One can think of it almost like a kitchen appliance with a place to put in some ingredients, a handle to crank, and a slot at the bottom where the finished product will emerge once the process is completed. Beautiful!

So does this mean that we don’t need to understand what we are doing anymore? We simply need to put the initial conditions into the appropriate slot, the appropriate Hamiltonian into its special slot and crank away. The output should then be guaranteed to be the answer that we are looking for.

Well, it is like the old saying: garbage in, garbage out. If you don’t know what you are doing, you may be putting the wrong things in. The result would be a mess from which one cannot learn anything.

Actually, the situation is even more serious than this. For all the effort that has gone into developing the formalism (and I’m not only talking about quantum mechanics), it remains a human construct of what is happening in the real physical world. It inevitably still contains certain prejudices, left over as a legacy of the perspectives of the people that initially came up with it.

Take the example of quantum mechanics again. It is largely based on an operator called the Hamiltonian. As such, it displays a particular prejudice.

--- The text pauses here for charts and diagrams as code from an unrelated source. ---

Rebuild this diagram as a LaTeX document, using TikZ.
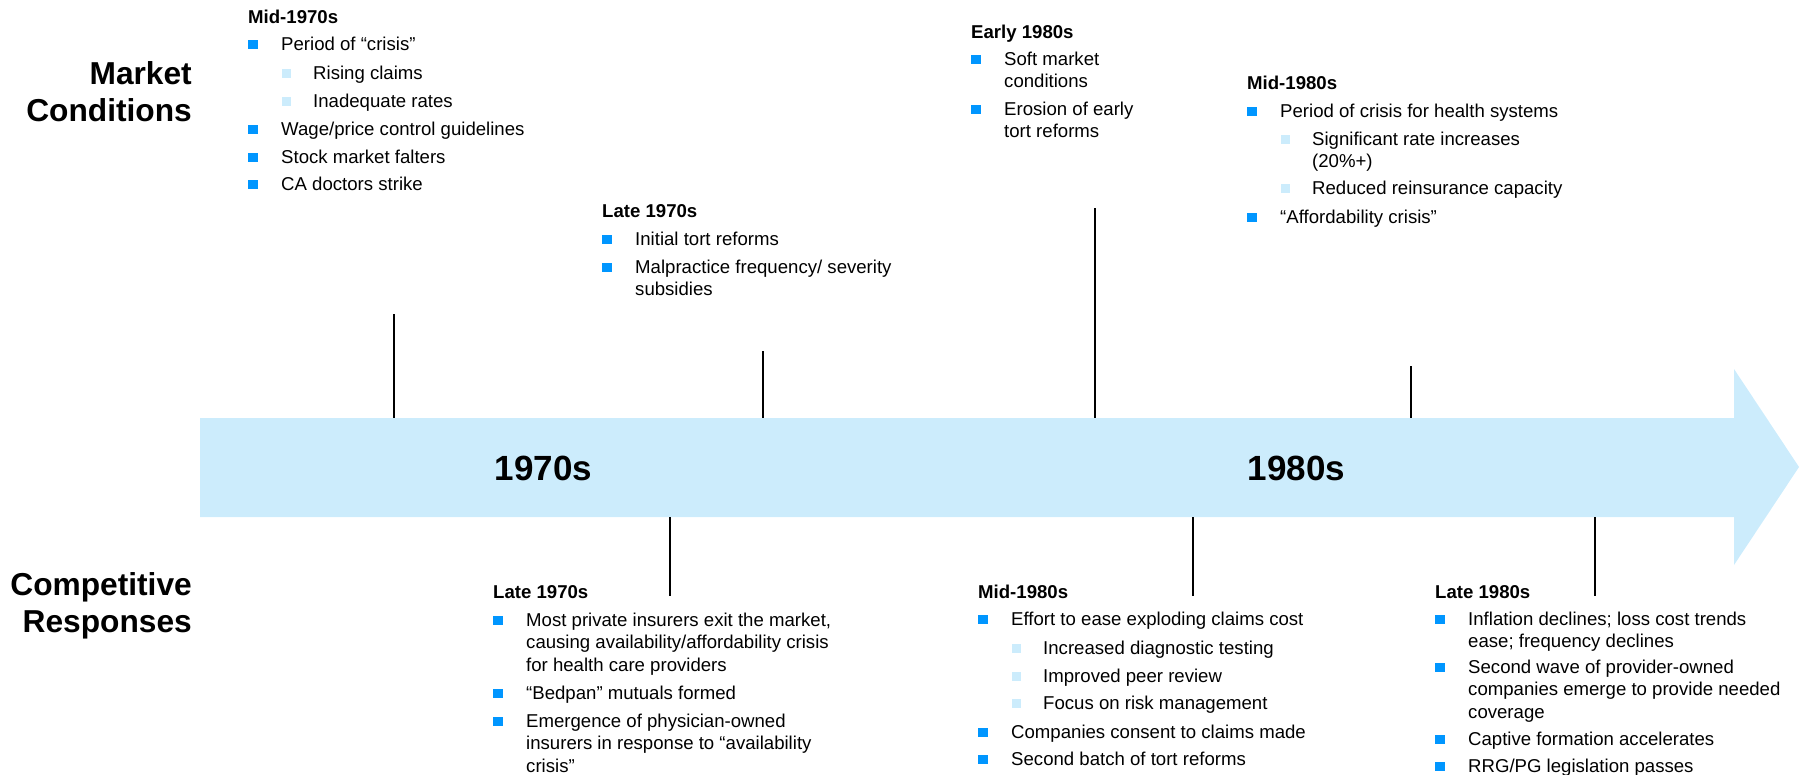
\documentclass[tikz,border=0pt]{standalone}
\usepackage{fontspec}
\setmainfont{Liberation Sans}
\definecolor{bulblue}{RGB}{0,150,255}
\definecolor{lightblue}{RGB}{204,236,252}
\newcommand{\mlines}[1]{\begin{tabular}[t]{@{}l@{}}#1\end{tabular}}
\newcommand{\bitem}[4]{\node[bulsq] (#1b) at (#2+5,#3-6) {}; \node[txt] (#1) at (#2+33,#3) {\mlines{#4}};}
\newcommand{\sitem}[4]{\node[subsq] (#1b) at (#2+38.5,#3-6) {}; \node[txt] (#1) at (#2+65,#3) {\mlines{#4}};}
\begin{document}
\begin{tikzpicture}[x=1pt,y=-1pt,
  txt/.style={anchor=base west, inner sep=0pt, font=\fontsize{18.6}{22.3}\selectfont},
  hdr/.style={anchor=base west, inner sep=0pt, font=\fontsize{18.6}{22.3}\selectfont\bfseries},
  biglabel/.style={anchor=base east, inner sep=0pt, font=\fontsize{31.7}{37}\selectfont\bfseries},
  decade/.style={anchor=base, inner sep=0pt, font=\fontsize{35}{40}\selectfont\bfseries},
  bulsq/.style={fill=bulblue, minimum size=9.5pt, inner sep=0pt},
  subsq/.style={fill=lightblue, minimum size=9.5pt, inner sep=0pt},
  tickln/.style={line width=2pt, black}]
\useasboundingbox (0,0) rectangle (1805,774);

% timeline arrow
\fill[lightblue] (200,418) -- (1734,418) -- (1734,369) -- (1799,467) -- (1734,565) -- (1734,517) -- (200,517) -- cycle;

% tick marks
\coordinate (t1a) at (394,314); \coordinate (t1b) at (394,418);
\coordinate (t2a) at (763,351); \coordinate (t2b) at (763,418);
\coordinate (t3a) at (1095,208); \coordinate (t3b) at (1095,418);
\coordinate (t4a) at (1411,366); \coordinate (t4b) at (1411,418);
\coordinate (b1a) at (670,517); \coordinate (b1b) at (670,596);
\coordinate (b2a) at (1193,517); \coordinate (b2b) at (1193,596);
\coordinate (b3a) at (1595,517); \coordinate (b3b) at (1595,596);
\draw[tickln] (t1a) -- (t1b);
\draw[tickln] (t2a) -- (t2b);
\draw[tickln] (t3a) -- (t3b);
\draw[tickln] (t4a) -- (t4b);
\draw[tickln] (b1a) -- (b1b);
\draw[tickln] (b2a) -- (b2b);
\draw[tickln] (b3a) -- (b3b);

% decade labels
\node[decade] (d70) at (543.5,480) {1970s};
\node[decade] (d80) at (1296.5,480) {1980s};

% row labels
\node[biglabel] (mc) at (192,84.5) {\begin{tabular}[t]{@{}r@{}}Market\\Conditions\end{tabular}};
\node[biglabel] (cr) at (192,595) {\begin{tabular}[t]{@{}r@{}}Competitive\\Responses\end{tabular}};

% Mid-1970s
\node[hdr] (h1) at (248,23.5) {Mid-1970s};
\bitem{a1}{248}{50.5}{Period of “crisis”}
\sitem{a2}{248}{79.5}{Rising claims}
\sitem{a3}{248}{107.5}{Inadequate rates}
\bitem{a4}{248}{135.5}{Wage/price control guidelines}
\bitem{a5}{248}{163.5}{Stock market falters}
\bitem{a6}{248}{190.5}{CA doctors strike}

% Late 1970s (upper)
\node[hdr] (h2) at (602,217.5) {Late 1970s};
\bitem{c1}{602}{245.5}{Initial tort reforms}
\bitem{c2}{602}{273.5}{Malpractice frequency/ severity\\subsidies}

% Early 1980s
\node[hdr] (h3) at (971,38.5) {Early 1980s};
\bitem{e1}{971}{65.5}{Soft market\\conditions}
\bitem{e2}{971}{115.5}{Erosion of early\\tort reforms}

% Mid-1980s (upper)
\node[hdr] (h4) at (1247,89.5) {Mid-1980s};
\bitem{m1}{1247}{117.5}{Period of crisis for health systems}
\sitem{m2}{1247}{145.5}{Significant rate increases\\(20\%+)}
\sitem{m3}{1247}{194.5}{Reduced reinsurance capacity}
\bitem{m4}{1247}{223.5}{“Affordability crisis”}

% Late 1970s (lower)
\node[hdr] (h5) at (493,598.5) {Late 1970s};
\bitem{l1}{493}{626.5}{Most private insurers exit the market,\\causing availability/affordability crisis\\for health care providers}
\bitem{l2}{493}{699.5}{“Bedpan” mutuals formed}
\bitem{l3}{493}{727.5}{Emergence of physician-owned\\insurers in response to “availability\\crisis”}

% Mid-1980s (lower)
\node[hdr] (h6) at (978,598.5) {Mid-1980s};
\bitem{n1}{978}{625.5}{Effort to ease exploding claims cost}
\sitem{n2}{978}{654.5}{Increased diagnostic testing}
\sitem{n3}{978}{682.5}{Improved peer review}
\sitem{n4}{978}{709.5}{Focus on risk management}
\bitem{n5}{978}{738.5}{Companies consent to claims made}
\bitem{n6}{978}{765.5}{Second batch of tort reforms}

% Late 1980s (lower)
\node[hdr] (h7) at (1435,598.5) {Late 1980s};
\bitem{r1}{1435}{625.5}{Inflation declines; loss cost trends\\ease; frequency declines}
\bitem{r2}{1435}{673.5}{Second wave of provider-owned\\companies emerge to provide needed\\coverage}
\bitem{r3}{1435}{745.5}{Captive formation accelerates}
\bitem{r4}{1435}{772.5}{RRG/PG legislation passes}
\end{tikzpicture}
\end{document}
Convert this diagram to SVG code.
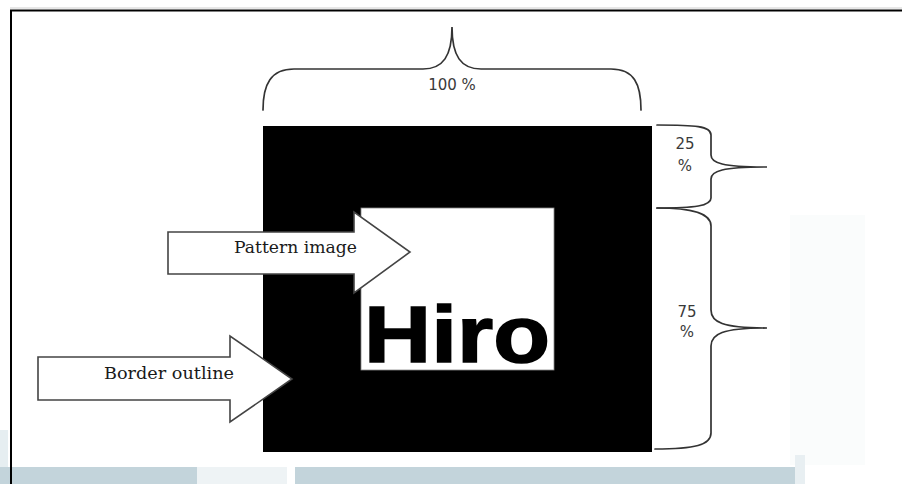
<svg xmlns="http://www.w3.org/2000/svg" width="902" height="484" viewBox="0 0 902 484">
  <style>
    .brace { fill: none; stroke: #333; stroke-width: 1.7; stroke-linecap: round; }
    .arrow { fill: #fff; stroke: #444; stroke-width: 1.6; stroke-linejoin: miter; }
    .label { font-family: "DejaVu Serif", "Liberation Serif", serif; font-size: 17px; fill: #1a1a1a; }
    .pct { font-family: "DejaVu Sans", Verdana, sans-serif; font-size: 15px; fill: #3a3a3a; text-anchor: middle; }
  </style>

  <!-- page background and frame -->
  <rect x="0" y="0" width="902" height="484" fill="#fff"/>
  <rect x="790" y="215" width="75" height="250" fill="#fafcfc"/>
  <rect x="0" y="467" width="197" height="17" fill="#c3d4db"/>
  <rect x="197" y="467" width="90" height="17" fill="#eef3f5"/>
  <rect x="295" y="467" width="500" height="17" fill="#c3d4db"/>
  <rect x="795" y="455" width="10" height="29" fill="#e8eff2"/>
  <rect x="0" y="430" width="8" height="37" fill="#e6eef1"/>
  <line x1="10" y1="8" x2="902" y2="8" stroke="#cfcfcf" stroke-width="1"/>
  <line x1="10" y1="10.5" x2="902" y2="10.5" stroke="#000" stroke-width="2"/>
  <line x1="11" y1="10" x2="11" y2="484" stroke="#000" stroke-width="2"/>

  <!-- Hiro marker: black border with white pattern area -->
  <g id="marker">
    <rect x="263" y="126" width="389" height="326" fill="#000"/>
    <rect x="361" y="208" width="193" height="162" fill="#fff" stroke="#888" stroke-width="0.8"/>
    <text x="364" y="362" font-family="Liberation Sans, Arial, sans-serif" font-weight="bold" font-size="79" fill="#000" stroke="#000" stroke-width="1.5" textLength="186" lengthAdjust="spacingAndGlyphs">Hiro</text>
  </g>

  <!-- callout arrows -->
  <g id="pattern-image">
    <polygon class="arrow" points="168,232 354,232 354,212 410,252 354,293 354,274 168,274"/>
    <text class="label" x="234" y="253" textLength="123" lengthAdjust="spacingAndGlyphs">Pattern image</text>
  </g>

  <g id="border-outline">
    <polygon class="arrow" points="38,357 230,357 230,336 292,379 230,422 230,400 38,400"/>
    <text class="label" x="104" y="379" textLength="130" lengthAdjust="spacingAndGlyphs">Border outline</text>
  </g>

  <!-- dimension braces -->
  <g id="connectors">
    <g id="brace-width">
      <path class="brace" d="M263,110 C263,84 271,69 294,69 L423,69 C443,69 452,56 452,27 C452,56 461,69 481,69 L611,69 C634,69 641,84 641,110"/>
      <text class="pct" x="452" y="90">100 %</text>
    </g>
    <g id="brace-25">
      <path class="brace" d="M657,125 C695,125 711,126 711,135 L711,155 C711,163 722,167 767,167 C722,167 711,171 711,179 L711,198 C711,206 695,208 657,208"/>
      <text class="pct" x="685" y="149">25</text>
      <text class="pct" x="685" y="171">%</text>
    </g>
    <g id="brace-75">
      <path class="brace" d="M657,208 C695,208 711,214 711,226 L711,310 C711,322 722,328 767,328 C722,328 711,334 711,346 L711,433 C711,445 695,449 655,449"/>
      <text class="pct" x="687" y="317">75</text>
      <text class="pct" x="687" y="337">%</text>
    </g>
  </g>
</svg>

It is manifestly non-relativistic. Moreover, it assumes that we know the initial state at a given time, for all space. We then use the Hamiltonian approach to evolve the state in time to see what one would get at some later point in time. But what if we know the initial state for all time, but not for all space and we want to know what the state looks like at other regions in space? An example of such a situation is found in the propagation of a quantum state through a random medium.

Those that are dead sold on the standard formal quantum mechanics procedure would try to convince you that the Hamiltonian formalism would still give you the right answer. Perhaps one can use some fancy manipulations of the input state in special cases to get situations where the Hamiltonian approach would work for this problem. However, even in such cases, the process becomes awkward and far from efficient. The result would also be difficult to interpret. But why would you want to do it this way, in the first place? Is it so important that we always use the established formalism?

Perhaps you think we have no choice, but that is not true. We understand enough of the fundamental physics to come up with an efficient mathematical model for the problem, even though the result would not be recognizable as the standard formalism. Did we become so lazy in our thoughts that we don’t want to employ our understanding of the fundamental physics anymore? Or did we lose our understanding of the basics to the point that we cannot do calculations unless we use the established formalism?

What would you rather sacrifice: the precise physical understanding or the established mathematical formalism? If you choose to sacrifice the former rather than the latter, then you are not a physicist, then you are a formalist! In physics, the physical understanding should always be paramount! The formalism is merely a tool with which we strive to increase our understanding. If the formalism is not appropriate for the problem, or does not present us with the most efficient way to do the computation, then by all means cast it aside without a second thought.

Focus on the physics, not on the formalism! There I’ve said it.